Presided over by S. Niger, the conference listened to addresses on various problems in Jewish life delivered by some 15 experts on sociology, economics, history, literature and pedagogy. The speakers included Dr. M. Weinreich, sociologist and director of the Yiddish Scientific Institute; Dr. Jacob Shatzki, historian; Dr. Paul Romanoff, curator of the Museum of the Jewish Theological Seminary; Dr. H. Frank, economist; Dr. A. Menes, one of the editors of the Yiddish Encyclopedia, and Elihu Cherikower, head of the historical department at the Institute.

Prof. Cohen said that whatever the outcome of the war, Jews in Europe would seek to emigrate overseas. Relief work alone will not meet the needs of Europe an, Jewry after the war, he said. He expressed doubt as to whether the Jewish problem in the Soviet Union had actually been solved and whether the five million Jews on Soviet soil were actually safe, now that the Soviet Government was following a policy of giving in to Nazi Germany on many important issues.

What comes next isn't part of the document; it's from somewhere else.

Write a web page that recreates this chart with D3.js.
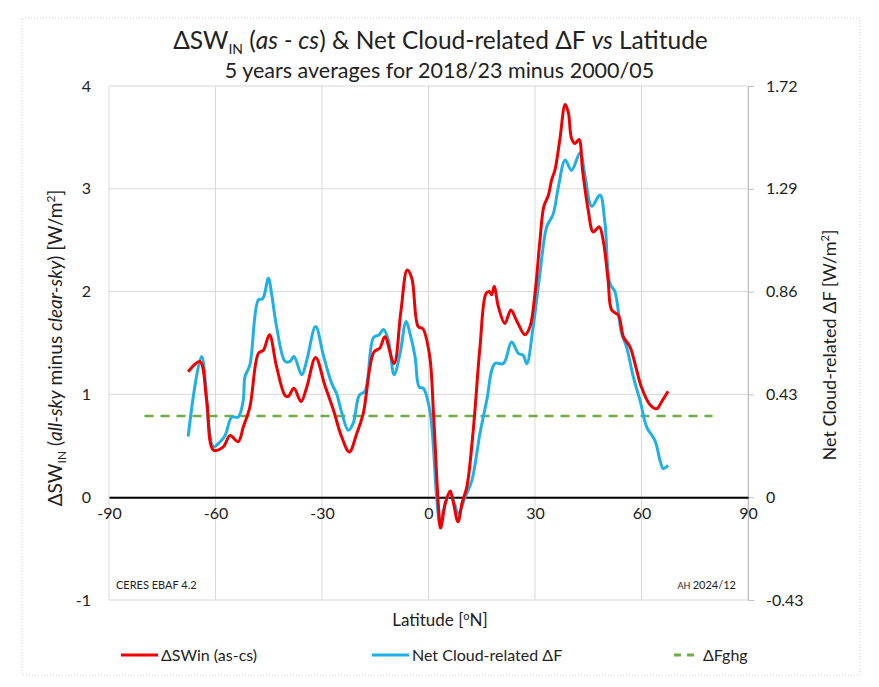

The audience of more than 1,500 persons who heard Prof. Cohen’s address also heard his views on the role which Yiddish as a language played in the past and its fate in the future. “Yiddish has been useful to the Jews for the last 800 years, but now Yiddish is a luxury while English is a necessity,” Prof. Cohen said.

Dr. Weinreich discussed the transfer to New York of the institute’s world head-quarters following seizure of the Wilno quarters by the Soviet authorities. He thanked the Jewish Labor Committee for making it possible for many active members of the institute to come from Europe to the United States.

New light on some sculptures by Leonardo Da Vinci and Giofrancesco Rustici, based upon the finding of Hebrew inscriptions and their content on the statues themselves, was presented by Dr. Romanoff.